Technical communicators are often told we are a support group that doesn’t directly contribute to our employer’s financial success. What if you could change that? What if you could develop technical content that is so good your customers would buy it? What if your information products could become a major factor in why customers purchase your company’s products and services? How can you make yourself a company asset by reinventing technical content that is good enough to be a saleable product?
Objectives
Through discussion and practice, you will:
- Define the meaning and importance of a business asset, especially as related to technical content
- List factors that support and prevent the technical content in your company from becoming a business asset
- Evaluate strategies for streamlining business processes, and assess how practical they are in your workplace
- Understand the factors that influence customers to become “passionate users” of your technical content
Outline
Let’s Get Started!
- Brainstorming: What is a business asset?
- How is technical content a business asset? How is it not?
- Assessing your company’s view of technical content
- The goal of “sellable content”: What does it mean? How far should you take it?

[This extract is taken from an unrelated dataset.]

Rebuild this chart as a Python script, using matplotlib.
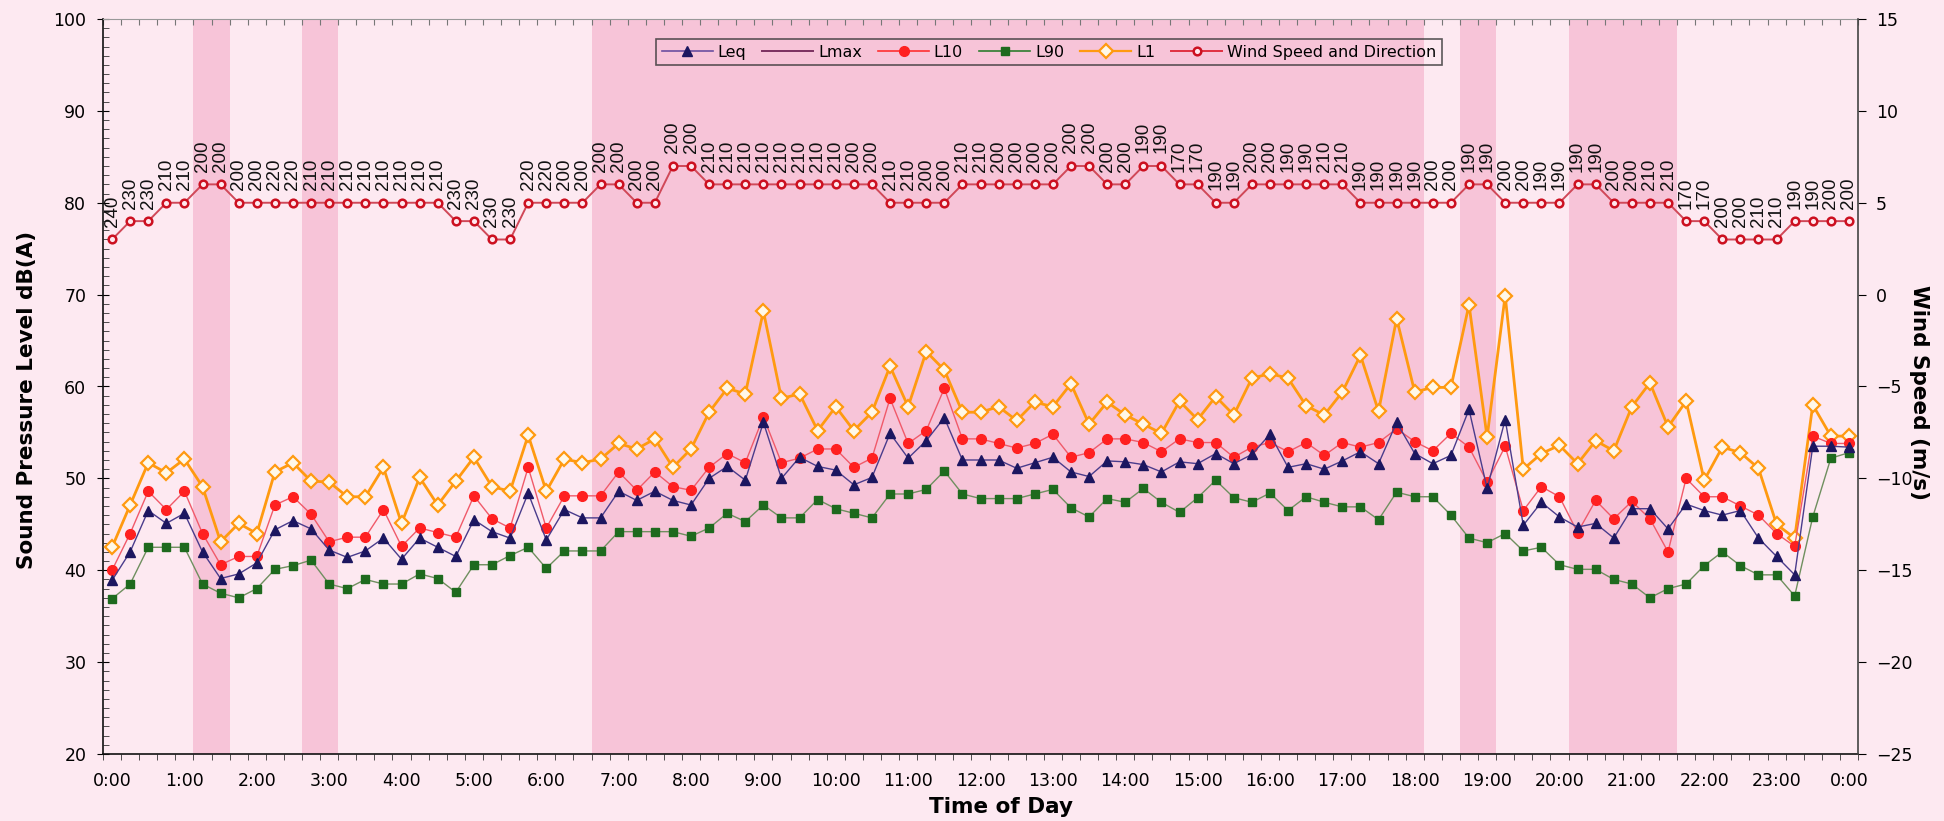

- Developing business alignments to support content development
Streamlining Business Processes
- The business goals of technical communication
- Content development: The impact of tools and process
- Content development: The impact of process
- Improving business processes
- The value of content management
- The value of collaboration
Making Use of Content Analysis
- What is content analysis?
- Applying topic-based authoring and specialization
- Recognizing high-value content
- An walkthrough of the process
- Adding high-value content to your deliverables
- The role of standards
- Rebranding look and feel
Developing Passionate Readers
- What is a passionate user?
- Characteristics of “go-to” content
- Developing expertise
- The important of understanding customer learning processes
- Applying these ideas in your workplace
Developing Third-Draft Content Developers
- What makes a good technical communicator?
- What is a “third-draft” content developer?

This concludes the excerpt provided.